Quel getto a trecentosessanta gradi, che inevitabilmente finì per investirci nonostante la disperata frenata e l’immediata deviazione del nostro andare, ci rivelò in largo anticipo e con plastica evidenza ciò che sarebbe venuto: l’incoscienza demente, forse incolpevole ma comunque irresponsabile, di fronte al male. Fu a quel punto che cominciammo a rintanarci in casa, a temere che uscendo potessimo imbatterci in un altro dissennato starnutente. Ci rintanammo evitando persino di andare al supermercato per la spesa o in farmacia. Rinunciammo alla signora che veniva di solito, tre volte alla settimana, a pulire e a stirare. Da quanto tempo non eri tu a pulire la cucina, ad accendere l’aspirapolvere, a lucidare il pavimento, a spolverare le mensole, a preoccuparti delle macchioline di unto sull’acciaio del lavandino. Passarono circa venti giorni e chiesi a mia moglie: «Cosa ti manca di più della normalità?». Mi rispose: «Un cappuccino al bar con girella». Rivolsi la stessa domanda a mia figlia, tredicenne, e mi sentii rispondere: «L’estate». «Ma l’estate deve ancora arrivare e vedrai che arriverà». «Anche se arriverà, quest’anno non sarà estate».

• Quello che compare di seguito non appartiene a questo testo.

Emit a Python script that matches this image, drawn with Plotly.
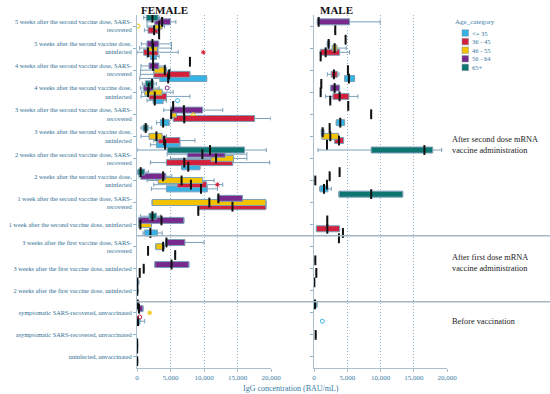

«Vivere, basterebbe solo vivere». Non riuscivo a ricostruire da dove venisse quella frase che da qualche giorno continuava a ronzarmi nelle orecchie. Mi sembrava però un pensiero complesso da decifrare, consolante e insieme allarmante. Quell’avverbio, «solo», mi si accendeva all’occhio interno con una sorta di sorriso beffardo. Perché «solo»? Che cosa significava che bastava «solo» vivere? E che cosa significava vivere? Sopravvivere? Non eravamo forse vivi, anche se reclusi? Certo che lo eravamo. «Solo» vivi? Neanche per sogno. Eravamo vivi ed era tutto ciò che serviva, nient’altro da pretendere. Certo, sarebbe un’altra cosa vivere con un cappuccino e brioche, seduti a un tavolino di caffè… «Magari sotto un ombrellone, d’estate», aggiungeva mia figlia. Già cominciavamo ad allargarci con il pensiero. Figurarsi quando sarebbe finita quella pandemia pazzesca: altro che cappuccino, girella e ombrellone. Ne parlai al telefono con un amico poeta: «La felicità – mi disse con la sua saggezza – sarà starnutire in faccia all’altro senza ritegno e prendersi lo starnuto dell’altro senza paura». Non vedevo l’ora. «Starnutire, basterebbe solo starnutire». Sì, solo starnutire davanti a un cappuccino. Con brioche, ovviamente.